Exercise details:
Both the line containing "Give me the Plotly source for this chart." and the line containing "y_ticks = [20, 40, 60, 80, 100, 120, 140, 160]" belong in the copy, as do all lines between them, copied exactly; pictures do not.

Information supplied:
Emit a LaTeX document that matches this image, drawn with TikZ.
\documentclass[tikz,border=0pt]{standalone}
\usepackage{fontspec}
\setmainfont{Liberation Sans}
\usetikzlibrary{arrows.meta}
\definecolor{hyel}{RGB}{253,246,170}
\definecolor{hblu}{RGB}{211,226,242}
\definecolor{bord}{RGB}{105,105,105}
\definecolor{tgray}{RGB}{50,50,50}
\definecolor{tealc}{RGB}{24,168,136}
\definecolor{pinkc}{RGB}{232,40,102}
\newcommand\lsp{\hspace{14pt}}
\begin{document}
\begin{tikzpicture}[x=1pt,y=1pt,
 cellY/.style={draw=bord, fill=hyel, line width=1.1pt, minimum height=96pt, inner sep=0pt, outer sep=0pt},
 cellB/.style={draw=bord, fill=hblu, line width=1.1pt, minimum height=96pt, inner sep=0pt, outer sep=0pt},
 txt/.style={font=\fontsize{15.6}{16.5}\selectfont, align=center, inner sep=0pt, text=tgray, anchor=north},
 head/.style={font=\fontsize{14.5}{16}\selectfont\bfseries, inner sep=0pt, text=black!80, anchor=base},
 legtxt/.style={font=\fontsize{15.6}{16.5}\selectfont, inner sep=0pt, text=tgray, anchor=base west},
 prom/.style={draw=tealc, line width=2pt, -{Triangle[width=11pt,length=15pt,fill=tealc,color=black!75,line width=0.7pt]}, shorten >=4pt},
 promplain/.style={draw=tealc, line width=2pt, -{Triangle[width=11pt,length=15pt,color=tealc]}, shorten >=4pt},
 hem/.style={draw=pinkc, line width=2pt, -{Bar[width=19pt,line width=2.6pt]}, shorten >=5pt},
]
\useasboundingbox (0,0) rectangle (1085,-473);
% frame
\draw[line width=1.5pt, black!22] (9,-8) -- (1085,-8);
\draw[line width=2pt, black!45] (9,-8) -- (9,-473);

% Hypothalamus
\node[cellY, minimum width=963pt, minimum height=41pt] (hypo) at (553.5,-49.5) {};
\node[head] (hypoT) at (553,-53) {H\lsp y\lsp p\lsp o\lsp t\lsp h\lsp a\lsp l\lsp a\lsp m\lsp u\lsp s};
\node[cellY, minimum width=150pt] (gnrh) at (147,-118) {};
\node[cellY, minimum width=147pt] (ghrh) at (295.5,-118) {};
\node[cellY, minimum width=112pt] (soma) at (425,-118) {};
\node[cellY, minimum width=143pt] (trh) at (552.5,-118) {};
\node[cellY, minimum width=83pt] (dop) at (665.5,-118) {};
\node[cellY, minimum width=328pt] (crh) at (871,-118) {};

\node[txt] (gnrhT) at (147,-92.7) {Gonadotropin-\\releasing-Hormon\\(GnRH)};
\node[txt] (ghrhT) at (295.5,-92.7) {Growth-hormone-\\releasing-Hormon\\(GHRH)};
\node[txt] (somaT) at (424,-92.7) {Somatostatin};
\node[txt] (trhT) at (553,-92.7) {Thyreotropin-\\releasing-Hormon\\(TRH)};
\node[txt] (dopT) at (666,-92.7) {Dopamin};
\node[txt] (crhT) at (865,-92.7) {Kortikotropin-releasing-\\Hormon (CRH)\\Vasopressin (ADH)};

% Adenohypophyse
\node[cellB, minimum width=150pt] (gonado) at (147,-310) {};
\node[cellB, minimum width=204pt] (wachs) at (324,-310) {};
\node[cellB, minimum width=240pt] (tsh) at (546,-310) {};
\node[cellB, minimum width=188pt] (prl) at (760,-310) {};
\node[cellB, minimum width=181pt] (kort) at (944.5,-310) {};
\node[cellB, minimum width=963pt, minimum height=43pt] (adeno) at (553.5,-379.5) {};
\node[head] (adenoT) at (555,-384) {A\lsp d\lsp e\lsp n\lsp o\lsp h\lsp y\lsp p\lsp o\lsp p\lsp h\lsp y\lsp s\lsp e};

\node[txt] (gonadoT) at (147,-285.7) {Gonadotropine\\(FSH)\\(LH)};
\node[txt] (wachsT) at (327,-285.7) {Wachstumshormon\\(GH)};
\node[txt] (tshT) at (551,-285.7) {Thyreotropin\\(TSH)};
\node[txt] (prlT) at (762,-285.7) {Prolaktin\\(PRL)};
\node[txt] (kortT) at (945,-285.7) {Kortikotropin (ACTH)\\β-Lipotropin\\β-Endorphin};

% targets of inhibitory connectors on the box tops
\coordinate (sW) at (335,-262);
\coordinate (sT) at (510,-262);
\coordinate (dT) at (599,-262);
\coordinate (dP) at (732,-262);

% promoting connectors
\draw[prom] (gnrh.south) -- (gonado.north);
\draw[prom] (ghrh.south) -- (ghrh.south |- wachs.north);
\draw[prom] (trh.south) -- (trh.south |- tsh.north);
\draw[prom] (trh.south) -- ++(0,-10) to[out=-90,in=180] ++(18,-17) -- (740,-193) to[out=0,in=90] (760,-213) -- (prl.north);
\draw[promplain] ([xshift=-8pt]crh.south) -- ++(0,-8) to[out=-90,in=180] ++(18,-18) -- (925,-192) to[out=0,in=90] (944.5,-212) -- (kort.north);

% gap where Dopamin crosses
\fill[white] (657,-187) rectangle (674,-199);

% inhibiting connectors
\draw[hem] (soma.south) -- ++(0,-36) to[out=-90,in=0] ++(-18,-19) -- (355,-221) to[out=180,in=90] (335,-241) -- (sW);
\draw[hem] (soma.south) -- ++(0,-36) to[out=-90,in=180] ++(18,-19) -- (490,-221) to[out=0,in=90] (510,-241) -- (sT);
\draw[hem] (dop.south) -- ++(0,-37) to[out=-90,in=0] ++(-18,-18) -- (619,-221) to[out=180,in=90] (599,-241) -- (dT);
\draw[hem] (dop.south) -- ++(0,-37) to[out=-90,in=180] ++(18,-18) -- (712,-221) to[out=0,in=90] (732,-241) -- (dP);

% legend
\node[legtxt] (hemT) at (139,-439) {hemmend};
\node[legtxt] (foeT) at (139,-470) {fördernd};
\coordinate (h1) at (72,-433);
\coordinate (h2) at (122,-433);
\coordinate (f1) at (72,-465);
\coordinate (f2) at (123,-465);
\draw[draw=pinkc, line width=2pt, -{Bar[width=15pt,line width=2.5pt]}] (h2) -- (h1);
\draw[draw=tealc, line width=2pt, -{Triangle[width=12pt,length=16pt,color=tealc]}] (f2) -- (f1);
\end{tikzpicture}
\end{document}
==
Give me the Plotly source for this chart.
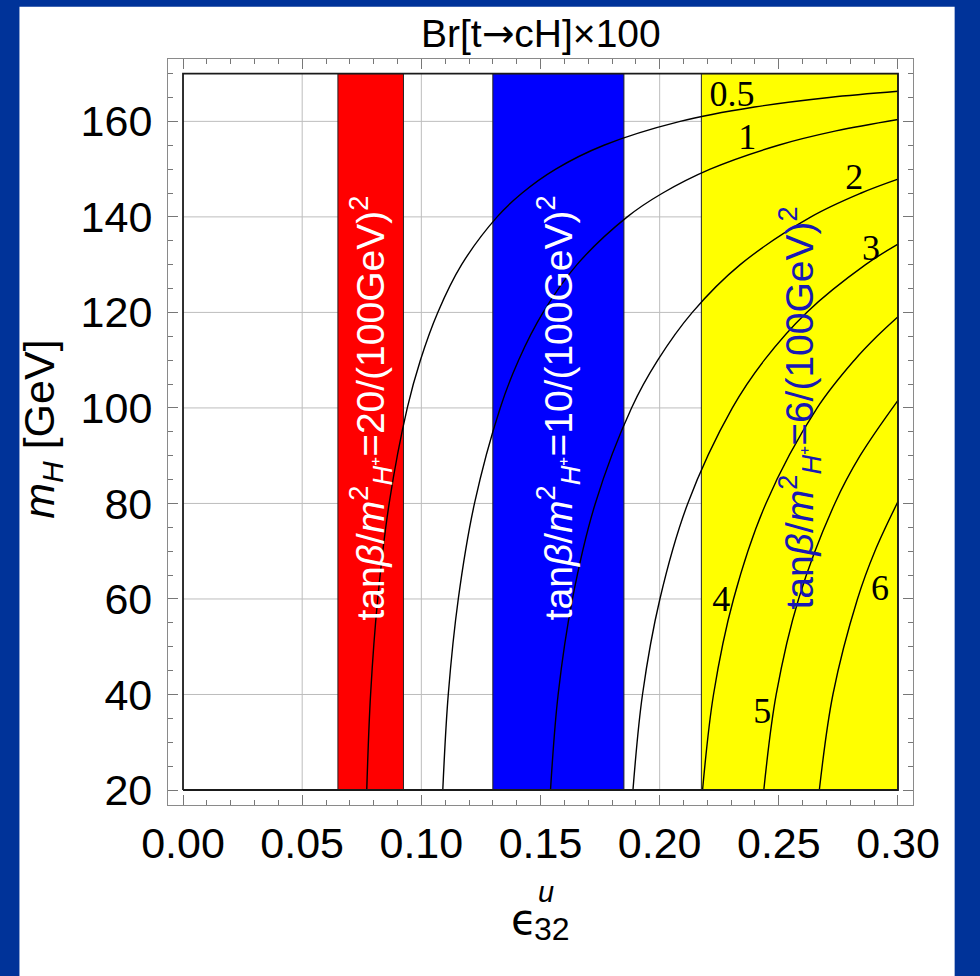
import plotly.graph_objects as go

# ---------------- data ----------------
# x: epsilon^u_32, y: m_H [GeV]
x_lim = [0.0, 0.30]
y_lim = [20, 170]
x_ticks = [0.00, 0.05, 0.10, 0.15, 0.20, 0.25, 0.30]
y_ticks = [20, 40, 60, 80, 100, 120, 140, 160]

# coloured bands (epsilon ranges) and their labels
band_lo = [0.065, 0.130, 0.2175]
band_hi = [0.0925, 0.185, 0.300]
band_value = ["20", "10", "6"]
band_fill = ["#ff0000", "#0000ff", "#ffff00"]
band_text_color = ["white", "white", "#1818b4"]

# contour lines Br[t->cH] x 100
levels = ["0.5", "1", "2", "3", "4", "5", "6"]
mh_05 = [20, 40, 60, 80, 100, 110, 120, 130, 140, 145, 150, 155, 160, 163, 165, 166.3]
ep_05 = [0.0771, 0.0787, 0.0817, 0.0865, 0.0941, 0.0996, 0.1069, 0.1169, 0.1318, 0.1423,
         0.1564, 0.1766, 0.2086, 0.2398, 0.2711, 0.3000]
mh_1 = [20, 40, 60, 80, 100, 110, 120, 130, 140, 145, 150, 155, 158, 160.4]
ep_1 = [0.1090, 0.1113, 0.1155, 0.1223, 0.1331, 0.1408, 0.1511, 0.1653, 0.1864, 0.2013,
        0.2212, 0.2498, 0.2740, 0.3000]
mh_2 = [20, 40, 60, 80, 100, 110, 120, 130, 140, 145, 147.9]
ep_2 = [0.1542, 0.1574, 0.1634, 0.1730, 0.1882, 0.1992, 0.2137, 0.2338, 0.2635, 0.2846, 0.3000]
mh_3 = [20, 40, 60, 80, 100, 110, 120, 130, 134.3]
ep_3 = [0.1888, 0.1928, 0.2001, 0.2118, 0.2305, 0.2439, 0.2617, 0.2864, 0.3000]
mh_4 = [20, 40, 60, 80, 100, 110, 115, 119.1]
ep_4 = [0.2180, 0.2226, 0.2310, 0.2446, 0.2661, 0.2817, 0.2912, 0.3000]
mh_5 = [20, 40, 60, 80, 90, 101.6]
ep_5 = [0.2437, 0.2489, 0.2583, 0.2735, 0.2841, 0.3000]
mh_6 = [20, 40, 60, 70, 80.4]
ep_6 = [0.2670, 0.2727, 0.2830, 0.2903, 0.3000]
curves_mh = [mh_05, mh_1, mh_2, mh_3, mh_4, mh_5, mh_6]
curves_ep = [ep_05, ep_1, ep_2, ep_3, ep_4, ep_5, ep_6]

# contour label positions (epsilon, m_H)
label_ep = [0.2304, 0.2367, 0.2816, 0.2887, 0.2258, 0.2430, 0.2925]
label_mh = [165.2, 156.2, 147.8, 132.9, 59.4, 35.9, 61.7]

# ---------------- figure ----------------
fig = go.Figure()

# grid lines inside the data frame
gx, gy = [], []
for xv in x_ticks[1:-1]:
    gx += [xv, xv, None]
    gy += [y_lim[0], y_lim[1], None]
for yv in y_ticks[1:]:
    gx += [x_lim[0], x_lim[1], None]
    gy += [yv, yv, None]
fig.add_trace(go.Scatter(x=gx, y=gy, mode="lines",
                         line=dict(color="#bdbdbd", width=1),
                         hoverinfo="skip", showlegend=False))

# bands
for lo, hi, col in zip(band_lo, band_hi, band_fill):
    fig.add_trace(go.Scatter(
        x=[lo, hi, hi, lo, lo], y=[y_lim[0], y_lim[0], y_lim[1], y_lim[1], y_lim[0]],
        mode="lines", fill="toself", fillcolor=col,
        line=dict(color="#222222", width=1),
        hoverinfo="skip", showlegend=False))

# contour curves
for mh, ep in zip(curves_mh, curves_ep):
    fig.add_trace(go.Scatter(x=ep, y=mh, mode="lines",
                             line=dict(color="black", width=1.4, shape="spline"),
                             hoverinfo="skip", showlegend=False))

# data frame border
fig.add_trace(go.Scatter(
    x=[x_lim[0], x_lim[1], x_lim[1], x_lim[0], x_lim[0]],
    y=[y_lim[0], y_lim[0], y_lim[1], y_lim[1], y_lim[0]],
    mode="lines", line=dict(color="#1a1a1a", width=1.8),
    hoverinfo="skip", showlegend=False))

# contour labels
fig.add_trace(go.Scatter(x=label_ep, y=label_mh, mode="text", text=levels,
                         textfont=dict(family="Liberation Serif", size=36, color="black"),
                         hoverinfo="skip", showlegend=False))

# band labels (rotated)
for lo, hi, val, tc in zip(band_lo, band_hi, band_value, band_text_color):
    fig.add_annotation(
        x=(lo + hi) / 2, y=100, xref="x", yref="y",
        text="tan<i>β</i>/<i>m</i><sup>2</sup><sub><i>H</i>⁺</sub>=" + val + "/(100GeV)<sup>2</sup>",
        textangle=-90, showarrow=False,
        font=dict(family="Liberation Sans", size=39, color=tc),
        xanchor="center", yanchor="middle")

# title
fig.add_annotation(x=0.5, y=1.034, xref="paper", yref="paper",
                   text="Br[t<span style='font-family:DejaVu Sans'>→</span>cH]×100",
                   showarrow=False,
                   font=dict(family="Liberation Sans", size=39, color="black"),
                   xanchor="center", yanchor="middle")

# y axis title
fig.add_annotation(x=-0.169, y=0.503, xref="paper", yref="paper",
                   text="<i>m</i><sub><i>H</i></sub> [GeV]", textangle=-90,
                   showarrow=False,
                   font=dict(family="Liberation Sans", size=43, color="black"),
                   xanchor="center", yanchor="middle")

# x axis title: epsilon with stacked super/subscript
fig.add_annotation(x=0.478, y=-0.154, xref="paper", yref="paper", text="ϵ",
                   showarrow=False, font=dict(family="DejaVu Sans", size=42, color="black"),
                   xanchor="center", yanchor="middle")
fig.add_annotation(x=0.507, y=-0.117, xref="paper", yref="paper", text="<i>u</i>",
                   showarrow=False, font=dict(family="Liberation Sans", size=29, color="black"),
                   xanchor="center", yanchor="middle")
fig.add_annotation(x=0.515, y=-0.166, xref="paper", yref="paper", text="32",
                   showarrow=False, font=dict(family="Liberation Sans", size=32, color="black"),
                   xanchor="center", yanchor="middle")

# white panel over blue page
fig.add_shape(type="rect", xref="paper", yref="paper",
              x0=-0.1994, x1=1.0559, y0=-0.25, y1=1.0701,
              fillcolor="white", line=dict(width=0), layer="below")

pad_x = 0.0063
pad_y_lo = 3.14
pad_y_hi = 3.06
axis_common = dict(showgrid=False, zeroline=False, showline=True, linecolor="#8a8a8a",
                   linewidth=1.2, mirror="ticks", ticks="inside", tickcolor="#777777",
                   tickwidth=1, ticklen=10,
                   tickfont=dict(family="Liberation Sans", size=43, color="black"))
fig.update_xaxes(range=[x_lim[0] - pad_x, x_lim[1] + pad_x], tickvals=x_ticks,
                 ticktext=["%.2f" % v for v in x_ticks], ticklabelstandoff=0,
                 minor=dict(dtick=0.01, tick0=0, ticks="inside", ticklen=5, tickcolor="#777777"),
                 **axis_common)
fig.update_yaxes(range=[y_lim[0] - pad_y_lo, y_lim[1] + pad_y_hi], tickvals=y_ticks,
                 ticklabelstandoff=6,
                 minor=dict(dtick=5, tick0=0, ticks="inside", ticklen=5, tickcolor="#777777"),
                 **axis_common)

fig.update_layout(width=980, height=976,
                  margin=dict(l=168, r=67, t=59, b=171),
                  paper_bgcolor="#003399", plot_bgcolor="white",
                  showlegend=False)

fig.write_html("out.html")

Output of the task:
Give me the Plotly source for this chart.
import plotly.graph_objects as go

# ---------------- data ----------------
# x: epsilon^u_32, y: m_H [GeV]
x_lim = [0.0, 0.30]
y_lim = [20, 170]
x_ticks = [0.00, 0.05, 0.10, 0.15, 0.20, 0.25, 0.30]
y_ticks = [20, 40, 60, 80, 100, 120, 140, 160]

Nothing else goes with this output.